■ Problem requirements
Restate the whole listing word for word. Pictures are left out.

■ Provided data
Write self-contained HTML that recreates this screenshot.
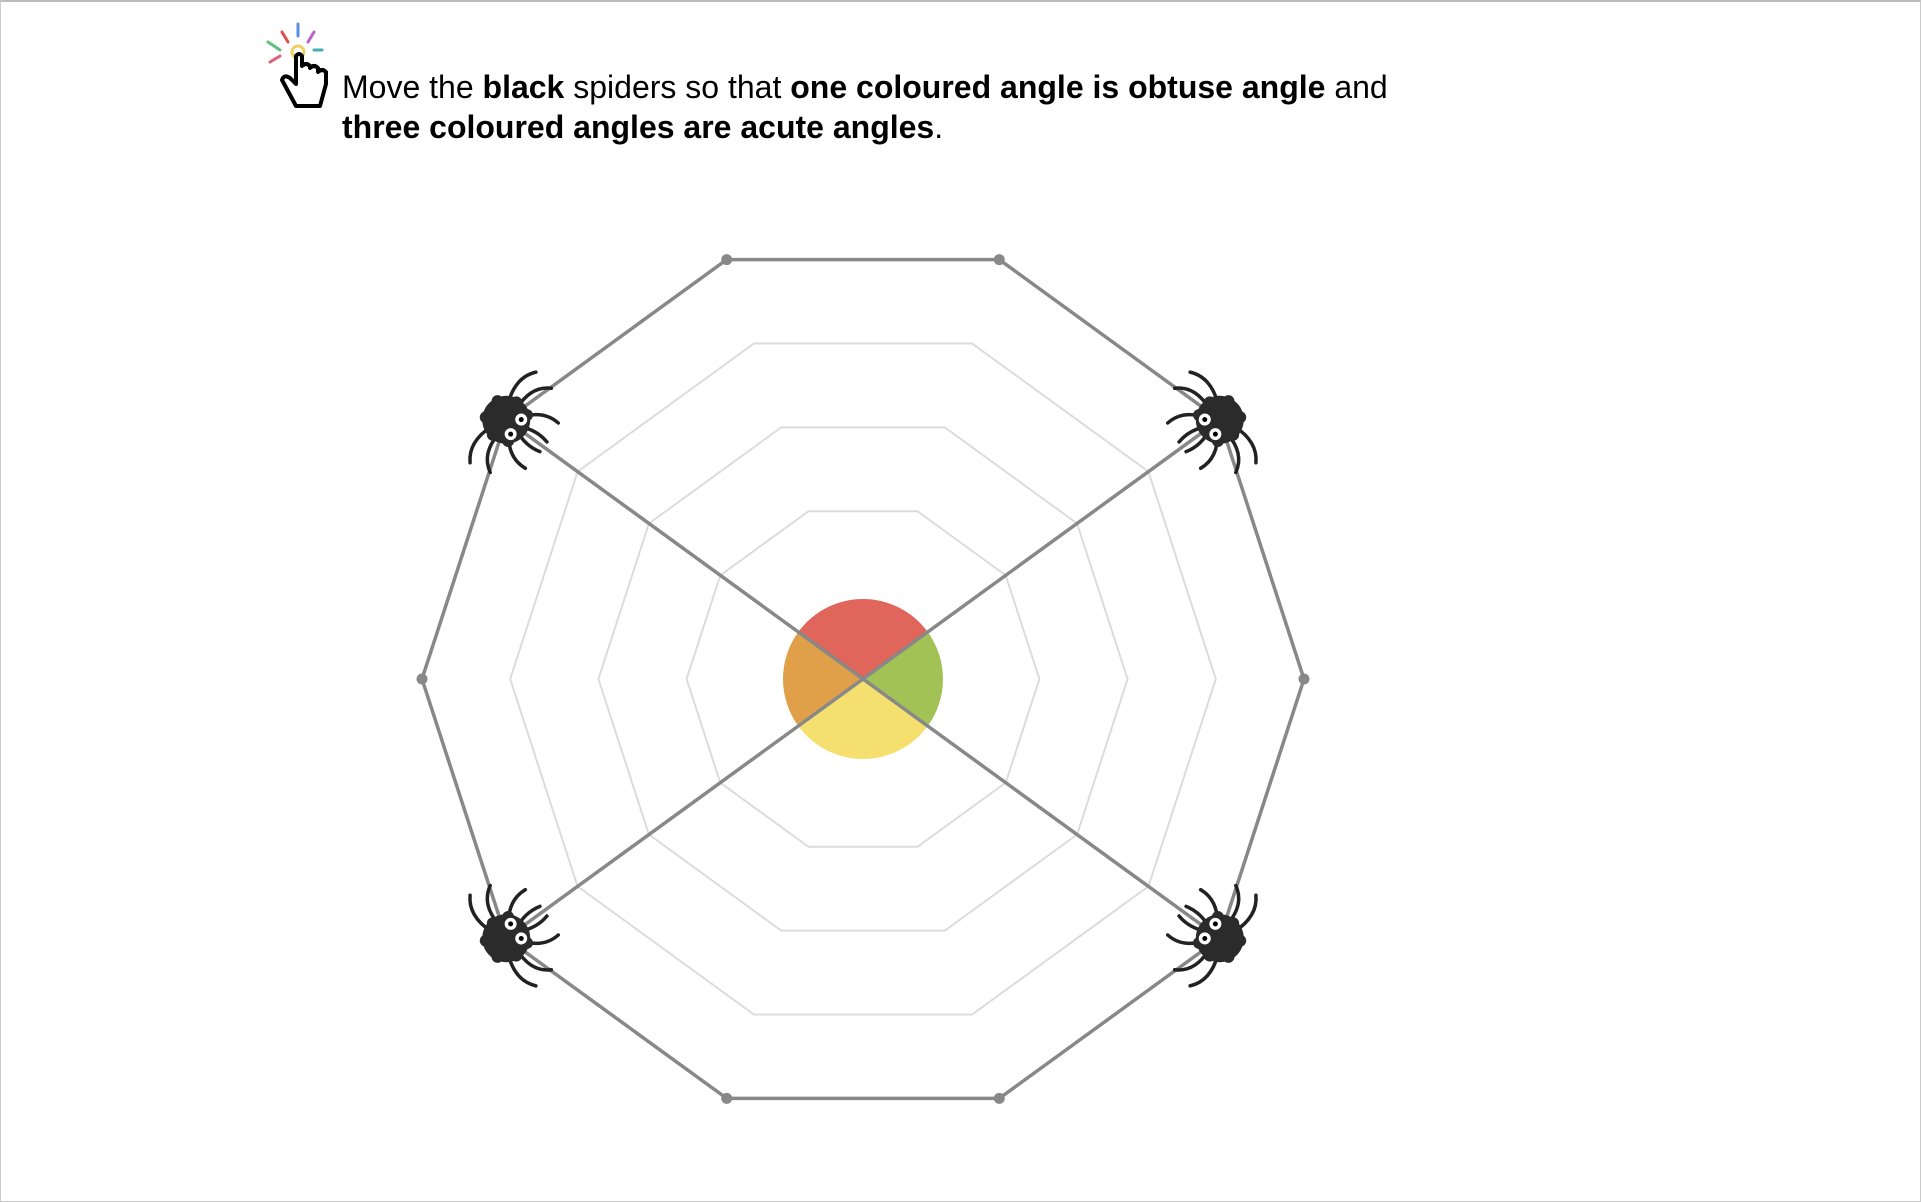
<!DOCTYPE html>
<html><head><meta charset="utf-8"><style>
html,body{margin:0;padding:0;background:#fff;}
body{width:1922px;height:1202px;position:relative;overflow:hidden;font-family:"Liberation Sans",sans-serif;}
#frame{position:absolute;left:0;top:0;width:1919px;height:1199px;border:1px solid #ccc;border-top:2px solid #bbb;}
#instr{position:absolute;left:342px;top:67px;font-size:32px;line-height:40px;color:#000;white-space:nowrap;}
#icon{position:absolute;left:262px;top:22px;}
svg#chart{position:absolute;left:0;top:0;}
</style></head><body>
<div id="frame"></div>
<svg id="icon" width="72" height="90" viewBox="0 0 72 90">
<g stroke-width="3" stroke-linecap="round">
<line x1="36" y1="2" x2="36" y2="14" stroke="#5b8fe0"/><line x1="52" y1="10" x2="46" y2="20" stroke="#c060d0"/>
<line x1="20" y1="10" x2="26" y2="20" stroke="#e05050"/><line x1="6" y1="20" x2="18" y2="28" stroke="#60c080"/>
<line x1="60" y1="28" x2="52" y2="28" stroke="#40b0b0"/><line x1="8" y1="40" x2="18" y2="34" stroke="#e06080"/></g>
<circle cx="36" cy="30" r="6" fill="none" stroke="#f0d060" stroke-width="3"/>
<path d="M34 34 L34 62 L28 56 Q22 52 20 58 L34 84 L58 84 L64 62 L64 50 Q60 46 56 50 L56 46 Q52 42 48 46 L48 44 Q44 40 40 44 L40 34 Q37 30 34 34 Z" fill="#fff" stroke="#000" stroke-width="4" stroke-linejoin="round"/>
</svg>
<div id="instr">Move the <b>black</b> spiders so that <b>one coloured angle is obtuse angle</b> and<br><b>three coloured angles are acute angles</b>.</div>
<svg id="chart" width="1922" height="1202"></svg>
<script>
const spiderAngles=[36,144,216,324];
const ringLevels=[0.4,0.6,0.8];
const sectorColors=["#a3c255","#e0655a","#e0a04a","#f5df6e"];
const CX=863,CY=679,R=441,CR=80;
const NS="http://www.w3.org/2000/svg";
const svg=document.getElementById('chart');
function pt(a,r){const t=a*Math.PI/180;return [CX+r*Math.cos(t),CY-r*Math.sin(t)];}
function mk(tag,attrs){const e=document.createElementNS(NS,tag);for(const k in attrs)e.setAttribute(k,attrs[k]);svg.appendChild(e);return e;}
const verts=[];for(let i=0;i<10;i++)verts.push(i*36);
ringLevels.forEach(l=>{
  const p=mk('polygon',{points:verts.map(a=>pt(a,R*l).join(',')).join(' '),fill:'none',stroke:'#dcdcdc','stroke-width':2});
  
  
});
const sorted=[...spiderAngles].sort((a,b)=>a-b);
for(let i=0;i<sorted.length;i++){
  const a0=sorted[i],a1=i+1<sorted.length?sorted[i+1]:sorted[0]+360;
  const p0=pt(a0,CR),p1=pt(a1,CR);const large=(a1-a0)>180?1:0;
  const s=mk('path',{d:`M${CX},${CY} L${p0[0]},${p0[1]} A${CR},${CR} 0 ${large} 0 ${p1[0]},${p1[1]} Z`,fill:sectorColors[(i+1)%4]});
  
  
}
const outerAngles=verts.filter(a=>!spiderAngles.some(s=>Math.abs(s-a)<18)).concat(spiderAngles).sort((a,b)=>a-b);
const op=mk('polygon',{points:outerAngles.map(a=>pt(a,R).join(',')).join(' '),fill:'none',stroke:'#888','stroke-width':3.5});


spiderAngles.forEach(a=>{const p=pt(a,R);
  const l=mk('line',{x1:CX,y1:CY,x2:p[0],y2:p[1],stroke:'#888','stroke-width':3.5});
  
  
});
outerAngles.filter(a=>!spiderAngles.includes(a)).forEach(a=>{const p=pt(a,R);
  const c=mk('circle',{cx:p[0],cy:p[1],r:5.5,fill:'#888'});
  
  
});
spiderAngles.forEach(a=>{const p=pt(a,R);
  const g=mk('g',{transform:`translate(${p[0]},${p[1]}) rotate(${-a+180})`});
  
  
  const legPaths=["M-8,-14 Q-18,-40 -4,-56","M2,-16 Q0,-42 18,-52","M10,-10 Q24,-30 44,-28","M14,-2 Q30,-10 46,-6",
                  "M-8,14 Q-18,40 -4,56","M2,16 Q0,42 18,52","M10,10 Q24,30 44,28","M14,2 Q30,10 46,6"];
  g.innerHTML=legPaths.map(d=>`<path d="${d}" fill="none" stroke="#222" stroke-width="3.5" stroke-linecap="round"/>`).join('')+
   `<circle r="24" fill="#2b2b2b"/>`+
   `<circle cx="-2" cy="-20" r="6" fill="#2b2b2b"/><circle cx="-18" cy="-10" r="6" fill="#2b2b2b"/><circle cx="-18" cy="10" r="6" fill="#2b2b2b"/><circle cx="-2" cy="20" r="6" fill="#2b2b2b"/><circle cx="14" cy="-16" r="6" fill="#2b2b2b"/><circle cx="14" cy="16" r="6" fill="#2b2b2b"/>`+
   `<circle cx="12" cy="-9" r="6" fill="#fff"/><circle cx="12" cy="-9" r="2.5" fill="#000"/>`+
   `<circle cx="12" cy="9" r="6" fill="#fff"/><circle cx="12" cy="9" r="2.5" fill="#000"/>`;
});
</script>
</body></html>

■ Response to the exercise
Write self-contained HTML that recreates this screenshot.
<!DOCTYPE html>
<html><head><meta charset="utf-8"><style>
html,body{margin:0;padding:0;background:#fff;}
body{width:1922px;height:1202px;position:relative;overflow:hidden;font-family:"Liberation Sans",sans-serif;}
#frame{position:absolute;left:0;top:0;width:1919px;height:1199px;border:1px solid #ccc;border-top:2px solid #bbb;}
#instr{position:absolute;left:342px;top:67px;font-size:32px;line-height:40px;color:#000;white-space:nowrap;}
#icon{position:absolute;left:262px;top:22px;}
svg#chart{position:absolute;left:0;top:0;}
</style></head><body>
<div id="frame"></div>
<svg id="icon" width="72" height="90" viewBox="0 0 72 90">
<g stroke-width="3" stroke-linecap="round">
<line x1="36" y1="2" x2="36" y2="14" stroke="#5b8fe0"/><line x1="52" y1="10" x2="46" y2="20" stroke="#c060d0"/>
<line x1="20" y1="10" x2="26" y2="20" stroke="#e05050"/><line x1="6" y1="20" x2="18" y2="28" stroke="#60c080"/>
<line x1="60" y1="28" x2="52" y2="28" stroke="#40b0b0"/><line x1="8" y1="40" x2="18" y2="34" stroke="#e06080"/></g>
<circle cx="36" cy="30" r="6" fill="none" stroke="#f0d060" stroke-width="3"/>
<path d="M34 34 L34 62 L28 56 Q22 52 20 58 L34 84 L58 84 L64 62 L64 50 Q60 46 56 50 L56 46 Q52 42 48 46 L48 44 Q44 40 40 44 L40 34 Q37 30 34 34 Z" fill="#fff" stroke="#000" stroke-width="4" stroke-linejoin="round"/>
</svg>
<div id="instr">Move the <b>black</b> spiders so that <b>one coloured angle is obtuse angle</b> and<br><b>three coloured angles are acute angles</b>.</div>
<svg id="chart" width="1922" height="1202"></svg>
<script>
const spiderAngles=[36,144,216,324];
const ringLevels=[0.4,0.6,0.8];
const sectorColors=["#a3c255","#e0655a","#e0a04a","#f5df6e"];
const CX=863,CY=679,R=441,CR=80;
const NS="http://www.w3.org/2000/svg";
const svg=document.getElementById('chart');
function pt(a,r){const t=a*Math.PI/180;return [CX+r*Math.cos(t),CY-r*Math.sin(t)];}
function mk(tag,attrs){const e=document.createElementNS(NS,tag);for(const k in attrs)e.setAttribute(k,attrs[k]);svg.appendChild(e);return e;}
const verts=[];for(let i=0;i<10;i++)verts.push(i*36);
ringLevels.forEach(l=>{
  const p=mk('polygon',{points:verts.map(a=>pt(a,R*l).join(',')).join(' '),fill:'none',stroke:'#dcdcdc','stroke-width':2});
  
  
});
const sorted=[...spiderAngles].sort((a,b)=>a-b);
for(let i=0;i<sorted.length;i++){
  const a0=sorted[i],a1=i+1<sorted.length?sorted[i+1]:sorted[0]+360;
  const p0=pt(a0,CR),p1=pt(a1,CR);const large=(a1-a0)>180?1:0;
  const s=mk('path',{d:`M${CX},${CY} L${p0[0]},${p0[1]} A${CR},${CR} 0 ${large} 0 ${p1[0]},${p1[1]} Z`,fill:sectorColors[(i+1)%4]});
  
  
}
const outerAngles=verts.filter(a=>!spiderAngles.some(s=>Math.abs(s-a)<18)).concat(spiderAngles).sort((a,b)=>a-b);
const op=mk('polygon',{points:outerAngles.map(a=>pt(a,R).join(',')).join(' '),fill:'none',stroke:'#888','stroke-width':3.5});


spiderAngles.forEach(a=>{const p=pt(a,R);
  const l=mk('line',{x1:CX,y1:CY,x2:p[0],y2:p[1],stroke:'#888','stroke-width':3.5});
  
  
});
outerAngles.filter(a=>!spiderAngles.includes(a)).forEach(a=>{const p=pt(a,R);
  const c=mk('circle',{cx:p[0],cy:p[1],r:5.5,fill:'#888'});
  
  
});
spiderAngles.forEach(a=>{const p=pt(a,R);
  const g=mk('g',{transform:`translate(${p[0]},${p[1]}) rotate(${-a+180})`});
  
  
  const legPaths=["M-8,-14 Q-18,-40 -4,-56","M2,-16 Q0,-42 18,-52","M10,-10 Q24,-30 44,-28","M14,-2 Q30,-10 46,-6",
                  "M-8,14 Q-18,40 -4,56","M2,16 Q0,42 18,52","M10,10 Q24,30 44,28","M14,2 Q30,10 46,6"];
  g.innerHTML=legPaths.map(d=>`<path d="${d}" fill="none" stroke="#222" stroke-width="3.5" stroke-linecap="round"/>`).join('')+
   `<circle r="24" fill="#2b2b2b"/>`+
   `<circle cx="-2" cy="-20" r="6" fill="#2b2b2b"/><circle cx="-18" cy="-10" r="6" fill="#2b2b2b"/><circle cx="-18" cy="10" r="6" fill="#2b2b2b"/><circle cx="-2" cy="20" r="6" fill="#2b2b2b"/><circle cx="14" cy="-16" r="6" fill="#2b2b2b"/><circle cx="14" cy="16" r="6" fill="#2b2b2b"/>`+
   `<circle cx="12" cy="-9" r="6" fill="#fff"/><circle cx="12" cy="-9" r="2.5" fill="#000"/>`+
   `<circle cx="12" cy="9" r="6" fill="#fff"/><circle cx="12" cy="9" r="2.5" fill="#000"/>`;
});
</script>
</body></html>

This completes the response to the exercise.